Sicuramente sì! Con i ragazzi con cui lavoro si crea uno scambio artistico e umano. È stimolante lavorare con loro e confrontarmi con la loro freschezza. Questo rapporto che si viene a creare conferma che l’età è solo un fatto anagrafico e che si può essere giovani sempre. Inoltre, non si è troppo giovani o troppo maturi se ci sono delle idee. Ad esempio, mi sono divertito a lavorare con Sara Naldi e GionnyScandal in Iride e con il giovanissimo Lorenzo Sebastiano in Nulla è per sempre.

Invece c’è un consiglio che vuoi dare agli artisti più giovani che in qualche modo si trovano a dover convivere con ansia e stress?

Agli artisti di oggi manca la gavetta. Questo è il motivo per cui non riescono poi a gestire certe pressioni. Oggi, i cantati, vengono buttati in un tritacarne televisivo che non ammette stop o tempo per recuperare. Forse, per il mercato musicale odierno, dovremmo parlare più di un successo televisivo che discografico, ed è per questo che molti giovani non riescono a gestire la pressione di fare nuova musica ad un ritmo così incalzante. Quell’esigenza di apparire forzatamente e non di fare musica per comunicare veramente un qualcosa. Ecco perché molti artisti oggi hanno bisogno di staccare la spina.

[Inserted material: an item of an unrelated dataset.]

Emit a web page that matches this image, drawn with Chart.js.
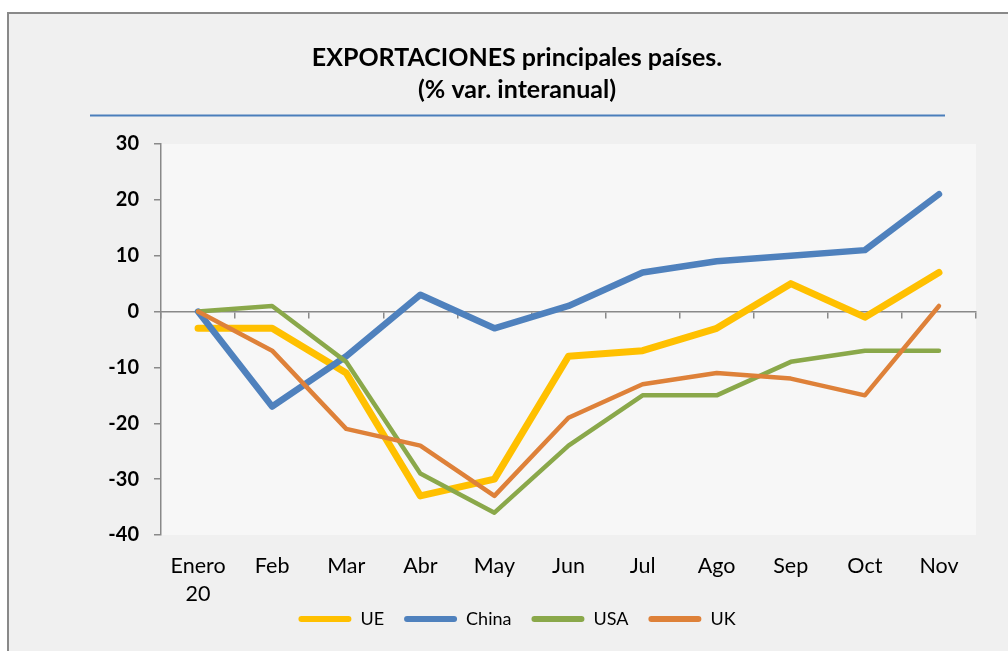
<!DOCTYPE html>
<html lang="es">
<head>
<meta charset="utf-8">
<title>Exportaciones principales países</title>
<script src="https://cdn.jsdelivr.net/npm/chart.js@4/dist/chart.umd.min.js"></script>
<style>
    html, body { margin: 0; padding: 0; background: #fff; }
    #wrap { position: relative; width: 1008px; height: 651px; }
</style>
</head>
<body>
<div id="wrap"><canvas id="exportChart" width="1008" height="651"></canvas></div>
<script>
// Meses (eje X)
const meses = [['Enero', '20'], 'Feb', 'Mar', 'Abr', 'May', 'Jun', 'Jul', 'Ago', 'Sep', 'Oct', 'Nov'];

// % var. interanual por país
const datosUE = [-3, -3, -11, -33, -30, -8, -7, -3, 5, -1, 7];
const datosChina = [0, -17, -8, 3, -3, 1, 7, 9, 10, 11, 21];
const datosUSA = [0, 1, -9, -29, -36, -24, -15, -15, -9, -7, -7];
const datosUK = [0, -7, -21, -24, -33, -19, -13, -11, -12, -15, 1];

// Eje Y
const ejeMin = -40;
const ejeMax = 30;
const ejePaso = 10;

const FUENTE = 'Lato, "Open Sans", sans-serif';
const GRIS = '#898989';

// Fondo: marco exterior, zona de trazado y línea bajo el título
const fondoPlugin = {
    id: 'fondo',
    beforeDraw: function (chart) {
        const { ctx, chartArea } = chart;
        ctx.save();
        ctx.fillStyle = '#f0f0f0';
        ctx.fillRect(8, 13, chart.width, chart.height);
        ctx.strokeStyle = GRIS;
        ctx.lineWidth = 2;
        ctx.beginPath();
        ctx.moveTo(8, chart.height + 5);
        ctx.lineTo(8, 13);
        ctx.lineTo(chart.width + 5, 13);
        ctx.stroke();

        ctx.fillStyle = '#f7f7f7';
        ctx.fillRect(chartArea.left, chartArea.top, chartArea.right - chartArea.left, chartArea.bottom - chartArea.top);

        ctx.strokeStyle = '#4a7ebb';
        ctx.lineWidth = 2;
        ctx.beginPath();
        ctx.moveTo(90, 115.5);
        ctx.lineTo(945, 115.5);
        ctx.stroke();
        ctx.restore();
    }
};

// Serie de línea
function serie(label, data, color, grosor, orden) {
    return {
        label: label,
        data: data,
        borderColor: color,
        backgroundColor: color,
        borderWidth: grosor,
        order: orden,
        pointRadius: 0,
        pointHoverRadius: 0,
        tension: 0,
        borderCapStyle: 'round',
        borderJoinStyle: 'round'
    };
}

new Chart(document.getElementById('exportChart'), {
    type: 'line',
    data: {
        labels: meses,
        datasets: [
            serie('UE', datosUE, '#ffc000', 7, 4),
            serie('China', datosChina, '#4f81bd', 6.5, 3),
            serie('USA', datosUSA, '#8aa84a', 4.5, 2),
            serie('UK', datosUK, '#de8139', 4.5, 1)
        ]
    },
    options: {
        responsive: false,
        animation: false,
        layout: {
            padding: { left: 58, right: 32, top: 0, bottom: 13 }
        },
        scales: {
            // etiquetas de meses, ancladas al mínimo del eje Y
            x: {
                type: 'category',
                axis: 'x',
                position: { y: ejeMin },
                offset: true,
                grid: { display: false, drawTicks: false },
                border: { display: false },
                ticks: {
                    color: '#000',
                    font: { family: FUENTE, size: 21.5, lineHeight: 1.3 },
                    padding: 17,
                    maxRotation: 0,
                    autoSkip: false
                }
            },
            // eje horizontal sobre el valor 0
            cero: {
                type: 'category',
                axis: 'x',
                position: { y: 0 },
                offset: true,
                grid: { offset: true, drawOnChartArea: false, drawTicks: true, tickLength: 6, color: GRIS, lineWidth: 1.5 },
                border: { color: GRIS, width: 1.5 },
                ticks: { display: false }
            },
            // reserva el hueco bajo la zona de trazado
            hueco: {
                type: 'category',
                axis: 'x',
                position: 'bottom',
                grid: { display: false },
                border: { display: false },
                ticks: { display: false },
                afterFit: function (scale) { scale.height = 55; }
            },
            y: {
                min: ejeMin,
                max: ejeMax,
                ticks: {
                    stepSize: ejePaso,
                    color: '#000',
                    font: { family: FUENTE, size: 20, weight: 'bold' },
                    padding: 15
                },
                grid: { drawOnChartArea: false, drawTicks: true, tickLength: 7, color: GRIS, lineWidth: 1.5 },
                border: { color: GRIS, width: 1.5 },
                afterFit: function (scale) { scale.width = 103; }
            }
        },
        plugins: {
            title: {
                display: true,
                text: ['EXPORTACIONES principales países.', '(% var. interanual)'],
                color: '#000',
                font: { family: FUENTE, size: 25, weight: 'bold', lineHeight: 1.28 },
                padding: { top: 42, bottom: 38 }
            },
            legend: {
                position: 'bottom',
                reverse: true,
                labels: {
                    color: '#000',
                    font: { family: FUENTE, size: 18 },
                    boxWidth: 53,
                    boxHeight: 6,
                    useBorderRadius: true,
                    borderRadius: 3,
                    padding: 20,
                    generateLabels: function (chart) {
                        return Chart.defaults.plugins.legend.labels.generateLabels(chart).map(function (item) {
                            item.lineWidth = 0;
                            item.strokeStyle = item.fillStyle;
                            return item;
                        });
                    }
                }
            },
            tooltip: { enabled: false }
        }
    },
    plugins: [fondoPlugin]
});
</script>
</body>
</html>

Ci sono delle persone che ritieni di dover ringraziare per questo tuo ritorno alla musica?

In primis Dio, poi Franco Di Stefano che è stato uno dei miei primi produttori e Leopoldo Lombardi che è il presidente dell’etichetta discografica Rossodisera Records. Ci tengo a ringraziare anche El Centurion, che mi ha convinto a tornare a Roma per continuare il mio percorso e Tony Ciara mi storico collaboratore. Poi ci tengo a ringraziare la “Fuoriclasse Talent”, il mio giovanissimo amico Lorenzo Picco che con la sua giovane età mi ha stimolato a riprendere il mio posto e il mio caro amico e collaboratore Alex Lai. Infine, voglio a ringraziare il Tik Toker La Signora Gilda.